[A run of records]
----------------------------------------

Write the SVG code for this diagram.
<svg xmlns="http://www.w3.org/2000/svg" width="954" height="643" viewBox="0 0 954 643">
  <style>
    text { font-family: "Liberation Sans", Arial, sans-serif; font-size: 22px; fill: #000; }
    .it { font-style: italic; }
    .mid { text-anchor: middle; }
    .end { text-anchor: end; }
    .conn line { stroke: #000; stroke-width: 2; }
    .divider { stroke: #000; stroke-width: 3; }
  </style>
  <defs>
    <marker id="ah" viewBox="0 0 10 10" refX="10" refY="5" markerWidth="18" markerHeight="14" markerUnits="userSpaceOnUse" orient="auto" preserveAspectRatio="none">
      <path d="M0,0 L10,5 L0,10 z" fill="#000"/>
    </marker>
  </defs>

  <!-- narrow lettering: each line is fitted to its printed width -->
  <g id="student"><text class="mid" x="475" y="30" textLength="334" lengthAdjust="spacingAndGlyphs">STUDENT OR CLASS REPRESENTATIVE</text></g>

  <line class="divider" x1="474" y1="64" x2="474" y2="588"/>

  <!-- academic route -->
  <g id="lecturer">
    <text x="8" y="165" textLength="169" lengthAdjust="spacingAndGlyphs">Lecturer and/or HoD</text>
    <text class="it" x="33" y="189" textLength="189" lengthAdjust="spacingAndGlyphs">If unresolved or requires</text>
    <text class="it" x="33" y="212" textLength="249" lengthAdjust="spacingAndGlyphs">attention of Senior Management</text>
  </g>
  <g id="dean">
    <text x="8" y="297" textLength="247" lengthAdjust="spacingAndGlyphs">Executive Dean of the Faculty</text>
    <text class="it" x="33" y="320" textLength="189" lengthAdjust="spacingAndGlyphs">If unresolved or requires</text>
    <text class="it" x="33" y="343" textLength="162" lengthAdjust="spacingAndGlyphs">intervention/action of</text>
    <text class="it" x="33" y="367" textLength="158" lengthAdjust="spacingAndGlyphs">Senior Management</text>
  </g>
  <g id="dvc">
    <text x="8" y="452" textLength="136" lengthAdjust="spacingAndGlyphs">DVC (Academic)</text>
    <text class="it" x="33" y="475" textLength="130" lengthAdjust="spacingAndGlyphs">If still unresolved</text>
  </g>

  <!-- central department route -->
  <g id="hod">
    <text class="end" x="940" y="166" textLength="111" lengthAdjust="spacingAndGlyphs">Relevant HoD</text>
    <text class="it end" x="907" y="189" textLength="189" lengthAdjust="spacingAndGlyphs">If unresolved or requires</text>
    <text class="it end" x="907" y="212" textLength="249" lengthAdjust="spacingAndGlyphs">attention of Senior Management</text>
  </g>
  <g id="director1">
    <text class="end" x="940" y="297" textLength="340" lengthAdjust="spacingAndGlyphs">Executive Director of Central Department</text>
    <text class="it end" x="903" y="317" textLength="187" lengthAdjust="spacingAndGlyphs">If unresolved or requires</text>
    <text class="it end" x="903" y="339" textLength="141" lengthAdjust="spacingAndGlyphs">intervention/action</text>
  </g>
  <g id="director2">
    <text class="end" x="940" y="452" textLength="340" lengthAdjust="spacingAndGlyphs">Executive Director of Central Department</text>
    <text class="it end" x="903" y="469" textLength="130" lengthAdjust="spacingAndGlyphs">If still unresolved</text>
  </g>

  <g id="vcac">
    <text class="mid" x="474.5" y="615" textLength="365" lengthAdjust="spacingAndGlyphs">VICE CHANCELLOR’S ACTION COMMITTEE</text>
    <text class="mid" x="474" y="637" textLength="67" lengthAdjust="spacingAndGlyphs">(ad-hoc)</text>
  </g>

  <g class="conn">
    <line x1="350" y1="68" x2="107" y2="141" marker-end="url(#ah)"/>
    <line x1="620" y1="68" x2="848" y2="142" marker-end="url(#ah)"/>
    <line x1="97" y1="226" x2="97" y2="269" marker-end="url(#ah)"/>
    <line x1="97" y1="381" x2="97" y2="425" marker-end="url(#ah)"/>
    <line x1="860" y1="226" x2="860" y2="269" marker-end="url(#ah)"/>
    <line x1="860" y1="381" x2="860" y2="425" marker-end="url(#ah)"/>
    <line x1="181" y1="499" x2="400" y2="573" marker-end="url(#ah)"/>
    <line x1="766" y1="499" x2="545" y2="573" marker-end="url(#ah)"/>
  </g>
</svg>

----------------------------------------

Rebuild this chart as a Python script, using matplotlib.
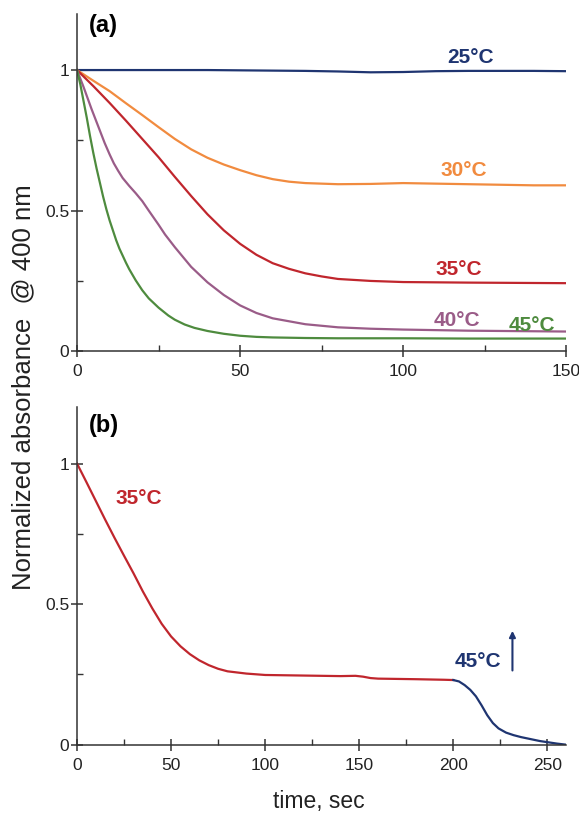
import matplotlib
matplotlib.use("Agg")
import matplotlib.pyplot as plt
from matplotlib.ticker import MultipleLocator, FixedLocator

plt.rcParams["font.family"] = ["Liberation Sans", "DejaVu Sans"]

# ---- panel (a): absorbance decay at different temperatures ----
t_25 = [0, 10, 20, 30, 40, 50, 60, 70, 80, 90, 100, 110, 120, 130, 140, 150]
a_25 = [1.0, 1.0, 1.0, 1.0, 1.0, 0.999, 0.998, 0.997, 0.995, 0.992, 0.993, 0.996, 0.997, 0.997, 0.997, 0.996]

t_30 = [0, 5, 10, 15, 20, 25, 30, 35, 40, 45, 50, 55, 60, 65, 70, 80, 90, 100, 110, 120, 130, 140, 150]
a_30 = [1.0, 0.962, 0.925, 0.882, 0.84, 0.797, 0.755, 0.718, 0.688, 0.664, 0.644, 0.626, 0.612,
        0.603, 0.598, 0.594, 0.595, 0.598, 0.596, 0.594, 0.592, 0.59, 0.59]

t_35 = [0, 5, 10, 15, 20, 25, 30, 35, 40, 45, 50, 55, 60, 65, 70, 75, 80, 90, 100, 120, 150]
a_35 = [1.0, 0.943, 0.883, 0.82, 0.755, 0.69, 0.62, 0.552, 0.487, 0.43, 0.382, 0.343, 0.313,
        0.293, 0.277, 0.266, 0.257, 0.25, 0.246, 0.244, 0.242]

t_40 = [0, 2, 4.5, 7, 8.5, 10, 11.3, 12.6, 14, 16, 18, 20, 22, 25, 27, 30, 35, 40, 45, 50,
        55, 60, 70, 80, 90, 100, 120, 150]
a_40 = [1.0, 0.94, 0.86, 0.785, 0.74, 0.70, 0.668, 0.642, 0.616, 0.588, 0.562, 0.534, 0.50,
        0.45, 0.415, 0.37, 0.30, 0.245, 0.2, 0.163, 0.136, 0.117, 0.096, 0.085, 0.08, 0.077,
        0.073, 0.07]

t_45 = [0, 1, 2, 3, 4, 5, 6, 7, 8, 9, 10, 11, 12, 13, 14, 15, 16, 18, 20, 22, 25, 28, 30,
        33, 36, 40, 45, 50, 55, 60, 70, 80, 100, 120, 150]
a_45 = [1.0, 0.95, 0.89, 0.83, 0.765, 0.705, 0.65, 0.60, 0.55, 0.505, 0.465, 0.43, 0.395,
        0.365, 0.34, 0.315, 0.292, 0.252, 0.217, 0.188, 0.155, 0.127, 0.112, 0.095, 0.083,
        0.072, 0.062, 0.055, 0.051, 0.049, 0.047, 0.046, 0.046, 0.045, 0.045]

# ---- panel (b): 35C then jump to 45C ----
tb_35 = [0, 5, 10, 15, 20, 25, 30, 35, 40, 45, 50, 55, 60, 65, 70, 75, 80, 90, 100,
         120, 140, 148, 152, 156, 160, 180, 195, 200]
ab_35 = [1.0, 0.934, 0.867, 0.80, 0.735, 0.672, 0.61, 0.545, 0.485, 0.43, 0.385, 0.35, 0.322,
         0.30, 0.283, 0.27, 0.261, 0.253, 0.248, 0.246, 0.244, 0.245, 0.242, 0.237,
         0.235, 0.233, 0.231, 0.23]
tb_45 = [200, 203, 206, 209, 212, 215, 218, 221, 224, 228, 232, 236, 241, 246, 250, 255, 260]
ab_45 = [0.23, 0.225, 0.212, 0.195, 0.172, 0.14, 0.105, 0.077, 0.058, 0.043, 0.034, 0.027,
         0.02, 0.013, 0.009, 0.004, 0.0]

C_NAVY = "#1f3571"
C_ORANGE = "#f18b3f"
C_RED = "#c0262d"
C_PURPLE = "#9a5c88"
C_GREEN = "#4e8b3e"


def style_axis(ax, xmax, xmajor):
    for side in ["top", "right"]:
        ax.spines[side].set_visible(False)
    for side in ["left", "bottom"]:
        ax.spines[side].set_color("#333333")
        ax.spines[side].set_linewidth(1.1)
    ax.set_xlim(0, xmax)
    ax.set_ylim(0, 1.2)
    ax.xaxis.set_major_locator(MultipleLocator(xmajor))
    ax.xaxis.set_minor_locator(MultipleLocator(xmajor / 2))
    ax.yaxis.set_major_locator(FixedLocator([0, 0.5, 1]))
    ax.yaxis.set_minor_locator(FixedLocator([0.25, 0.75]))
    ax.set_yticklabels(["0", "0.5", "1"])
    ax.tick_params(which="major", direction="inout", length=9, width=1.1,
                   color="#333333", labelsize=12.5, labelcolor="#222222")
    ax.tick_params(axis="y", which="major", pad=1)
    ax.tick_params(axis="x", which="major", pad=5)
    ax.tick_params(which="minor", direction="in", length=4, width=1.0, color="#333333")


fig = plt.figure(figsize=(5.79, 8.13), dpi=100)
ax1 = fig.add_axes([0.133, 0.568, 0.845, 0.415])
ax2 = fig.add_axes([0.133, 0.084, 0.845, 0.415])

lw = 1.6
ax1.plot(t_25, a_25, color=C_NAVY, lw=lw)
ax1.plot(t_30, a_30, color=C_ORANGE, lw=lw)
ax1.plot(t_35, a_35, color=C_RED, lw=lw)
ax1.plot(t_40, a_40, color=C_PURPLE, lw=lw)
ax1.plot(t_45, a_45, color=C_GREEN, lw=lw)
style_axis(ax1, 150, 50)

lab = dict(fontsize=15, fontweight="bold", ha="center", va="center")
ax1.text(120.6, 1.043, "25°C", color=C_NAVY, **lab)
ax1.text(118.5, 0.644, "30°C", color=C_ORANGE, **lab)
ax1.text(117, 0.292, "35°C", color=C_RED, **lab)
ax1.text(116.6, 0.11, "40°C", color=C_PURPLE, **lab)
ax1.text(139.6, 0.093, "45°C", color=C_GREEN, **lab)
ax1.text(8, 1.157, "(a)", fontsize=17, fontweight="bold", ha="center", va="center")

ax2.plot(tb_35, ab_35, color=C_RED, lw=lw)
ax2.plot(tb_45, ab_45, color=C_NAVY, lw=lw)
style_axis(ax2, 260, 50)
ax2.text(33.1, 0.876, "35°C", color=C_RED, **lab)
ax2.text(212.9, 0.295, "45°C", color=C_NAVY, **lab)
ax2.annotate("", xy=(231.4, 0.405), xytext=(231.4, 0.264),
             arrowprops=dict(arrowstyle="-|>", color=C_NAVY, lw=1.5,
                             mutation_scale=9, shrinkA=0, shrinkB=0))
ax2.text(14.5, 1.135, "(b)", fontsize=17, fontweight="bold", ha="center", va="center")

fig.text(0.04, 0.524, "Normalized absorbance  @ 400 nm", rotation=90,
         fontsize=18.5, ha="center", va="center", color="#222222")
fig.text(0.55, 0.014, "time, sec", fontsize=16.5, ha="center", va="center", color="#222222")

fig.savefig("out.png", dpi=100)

----------------------------------------

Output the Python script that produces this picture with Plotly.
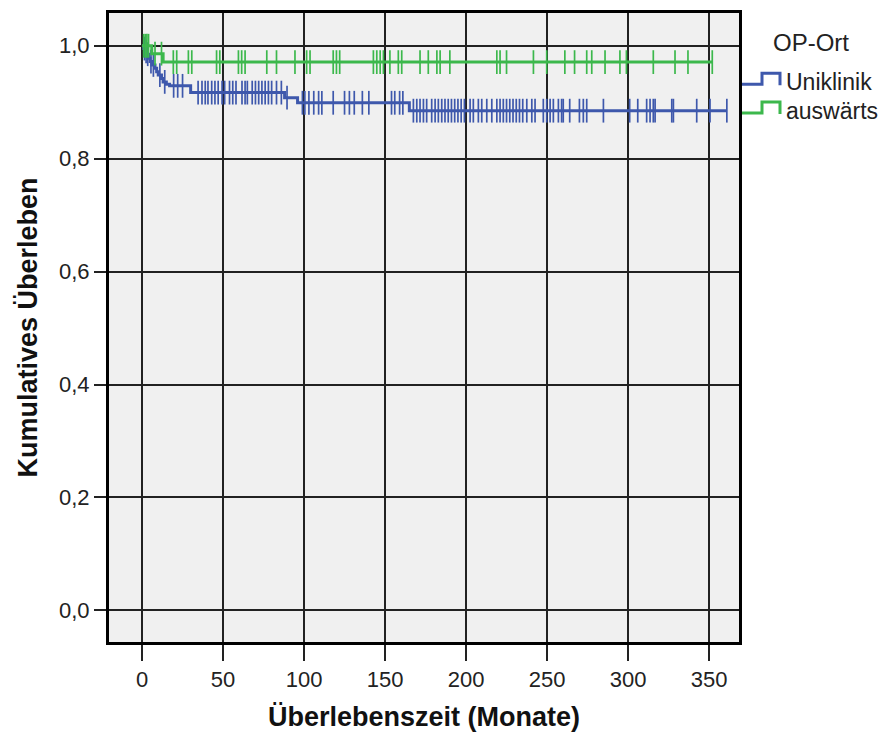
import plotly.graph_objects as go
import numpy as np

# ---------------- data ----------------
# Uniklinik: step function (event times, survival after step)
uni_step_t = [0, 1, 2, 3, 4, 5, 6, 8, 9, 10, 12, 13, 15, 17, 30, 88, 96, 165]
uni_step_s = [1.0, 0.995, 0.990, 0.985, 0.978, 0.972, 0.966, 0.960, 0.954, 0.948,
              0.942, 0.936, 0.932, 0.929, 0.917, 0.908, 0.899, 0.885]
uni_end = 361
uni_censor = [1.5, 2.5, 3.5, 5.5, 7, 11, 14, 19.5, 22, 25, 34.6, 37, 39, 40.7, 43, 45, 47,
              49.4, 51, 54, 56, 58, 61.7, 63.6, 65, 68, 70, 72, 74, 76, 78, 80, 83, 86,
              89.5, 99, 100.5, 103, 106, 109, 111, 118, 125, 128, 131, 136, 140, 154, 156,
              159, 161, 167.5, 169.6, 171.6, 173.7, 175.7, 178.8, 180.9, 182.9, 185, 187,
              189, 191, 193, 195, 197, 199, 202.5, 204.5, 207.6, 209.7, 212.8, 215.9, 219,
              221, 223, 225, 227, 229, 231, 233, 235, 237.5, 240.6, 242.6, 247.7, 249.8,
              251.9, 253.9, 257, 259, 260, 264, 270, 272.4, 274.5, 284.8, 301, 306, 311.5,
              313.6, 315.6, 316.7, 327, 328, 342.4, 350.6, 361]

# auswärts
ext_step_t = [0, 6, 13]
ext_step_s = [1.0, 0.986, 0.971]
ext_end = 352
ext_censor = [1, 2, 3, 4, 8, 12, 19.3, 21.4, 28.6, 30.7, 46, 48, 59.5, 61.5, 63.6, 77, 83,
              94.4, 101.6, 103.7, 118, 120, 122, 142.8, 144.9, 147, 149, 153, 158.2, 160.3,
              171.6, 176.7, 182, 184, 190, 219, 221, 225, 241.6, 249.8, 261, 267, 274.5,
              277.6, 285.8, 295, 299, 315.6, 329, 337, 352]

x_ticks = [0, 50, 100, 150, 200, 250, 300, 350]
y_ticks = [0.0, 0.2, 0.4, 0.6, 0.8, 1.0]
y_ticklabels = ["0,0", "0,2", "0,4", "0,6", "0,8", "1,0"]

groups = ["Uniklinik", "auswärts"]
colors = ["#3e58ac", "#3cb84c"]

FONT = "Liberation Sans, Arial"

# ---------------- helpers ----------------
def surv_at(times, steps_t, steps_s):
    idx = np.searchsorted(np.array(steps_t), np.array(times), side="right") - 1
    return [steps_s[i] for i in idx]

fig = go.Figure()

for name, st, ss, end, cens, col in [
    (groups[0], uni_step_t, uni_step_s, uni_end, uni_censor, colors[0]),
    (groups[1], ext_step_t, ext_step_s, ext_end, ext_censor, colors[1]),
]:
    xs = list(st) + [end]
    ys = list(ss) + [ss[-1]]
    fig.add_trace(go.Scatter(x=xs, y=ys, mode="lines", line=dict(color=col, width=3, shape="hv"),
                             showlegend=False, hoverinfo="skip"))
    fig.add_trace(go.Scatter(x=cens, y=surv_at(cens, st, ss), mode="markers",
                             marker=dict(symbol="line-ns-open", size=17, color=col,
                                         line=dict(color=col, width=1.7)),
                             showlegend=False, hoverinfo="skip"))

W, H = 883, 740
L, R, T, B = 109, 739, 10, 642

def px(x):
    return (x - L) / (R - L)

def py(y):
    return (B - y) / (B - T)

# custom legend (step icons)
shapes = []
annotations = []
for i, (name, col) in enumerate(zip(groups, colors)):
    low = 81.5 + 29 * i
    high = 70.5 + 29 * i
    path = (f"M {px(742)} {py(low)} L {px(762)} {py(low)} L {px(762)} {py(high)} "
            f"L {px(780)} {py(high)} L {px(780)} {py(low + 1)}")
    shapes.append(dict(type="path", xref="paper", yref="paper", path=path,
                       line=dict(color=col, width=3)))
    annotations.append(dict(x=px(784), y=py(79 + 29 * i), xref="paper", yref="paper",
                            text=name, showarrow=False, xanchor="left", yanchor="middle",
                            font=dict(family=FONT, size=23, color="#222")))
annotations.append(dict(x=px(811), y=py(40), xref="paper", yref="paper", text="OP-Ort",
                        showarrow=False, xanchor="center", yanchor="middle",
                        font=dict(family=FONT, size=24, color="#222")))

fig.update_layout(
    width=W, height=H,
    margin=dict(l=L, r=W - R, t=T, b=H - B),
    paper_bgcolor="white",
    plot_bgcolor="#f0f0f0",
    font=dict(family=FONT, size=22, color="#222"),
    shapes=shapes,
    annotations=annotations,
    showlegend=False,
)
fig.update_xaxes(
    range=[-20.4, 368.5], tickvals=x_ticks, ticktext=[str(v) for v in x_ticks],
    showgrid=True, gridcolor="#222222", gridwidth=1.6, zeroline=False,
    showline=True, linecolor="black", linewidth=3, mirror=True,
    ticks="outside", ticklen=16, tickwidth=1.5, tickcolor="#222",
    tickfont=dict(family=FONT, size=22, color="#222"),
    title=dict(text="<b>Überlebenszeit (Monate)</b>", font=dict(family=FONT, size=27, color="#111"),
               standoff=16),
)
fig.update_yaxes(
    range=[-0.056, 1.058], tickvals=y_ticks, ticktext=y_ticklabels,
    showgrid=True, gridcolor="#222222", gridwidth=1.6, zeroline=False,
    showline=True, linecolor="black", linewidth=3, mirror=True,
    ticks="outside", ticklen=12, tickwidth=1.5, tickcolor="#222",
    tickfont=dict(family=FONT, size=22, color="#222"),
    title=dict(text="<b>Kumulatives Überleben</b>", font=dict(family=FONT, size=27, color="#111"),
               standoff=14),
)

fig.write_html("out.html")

----------------------------------------

▶ [Brief] From the entries above, list each line with "Python" in it.

▶ [Complete answer]
Rebuild this chart as a Python script, using matplotlib.
Output the Python script that produces this picture with Plotly.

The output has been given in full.